On the morning of my return to Blighty, I had the wonderful company of a lovely lady. Together we walked to the S3 station, rode the train together and endured the frustrations of Berlin International Airport’s departure procedures ensemble. The walk was refreshing, under a sunny sky and cool streets. After further ticketing and validation confusion, even with a second pair of eyes, the trains took us back through East Berlin (I missed the BASF building and did not photograph it again, too busy chatting with my lovely companion).

At the airport, they had also gone automatic for baggage drop-off, like Gatwick and Dubai, but unlike Gatwick and Dubai Berlin’s system needs further work. In Gatwick and Dubai, there is one machine that does everything: weighs your bag, issues the luggage tag, takes you bag and provides you with a receipt. In Berlin there are two machines to contend with, but no one tells you as much and there is no signage. So I reached the front of the queue for bag drop-off and some clever-clogs local offical asked me where my luggage tag was. I said, surely the machine will give me one. No, he said. I had to leave the queue, go back 50 paces and get the luggage tag from another machine. Many people were caught out and made the same mistake as me. Not intuitive and definitely not good.

Also not good: the security check procedure was tedious and very slow and lengthy (much too over complicated); the passport control had a short queue but took an age (over 20 minutes); and finally, the queue for a snack was slower than paint drying. As a result, our best intentions with an early start meant we arrived at the departure gate just in time for final boarding.

We landed at Gatwick on time but did not disembark on time. We pulled up to the terminal and they connected us to a jetway but would not allow us to disembark until a set of manual stairs was attached to the rear of the aircraft.
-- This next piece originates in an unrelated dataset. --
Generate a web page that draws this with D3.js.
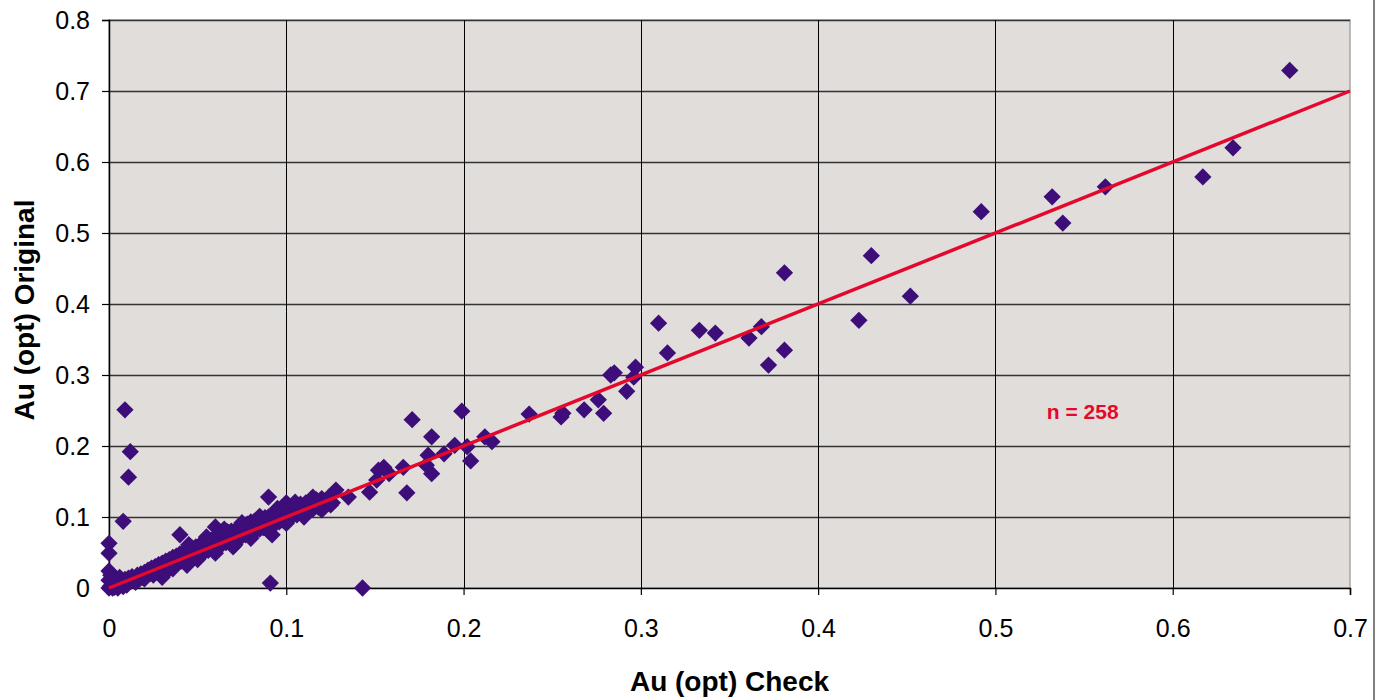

Why? Something to do with this model of aircraft being ‘big’. Big! For goodness sake, 747s and 777s are disembarked with a single jetway and without the requirement for stairs at the rear. Crew could not provide a sensible reason other than, ‘them was the rules’. So, we waited, sat, crouched, hunched and standing for over 15 minutes for those darn rear steps to be brought before we could be released from our increasingly heated mood and into the calming embrace of Gatwick North Terminal.

The trains to London was packed (standing room only) and Victoria was bustling. I was so pleased to get home and breath a huge sigh of relief. And so ended four weeks of relentless, back-to-back travel and multiple lost weekends and Bank Holidays. This coming weekend will be special – to be spent with my lovely family and not in an airport.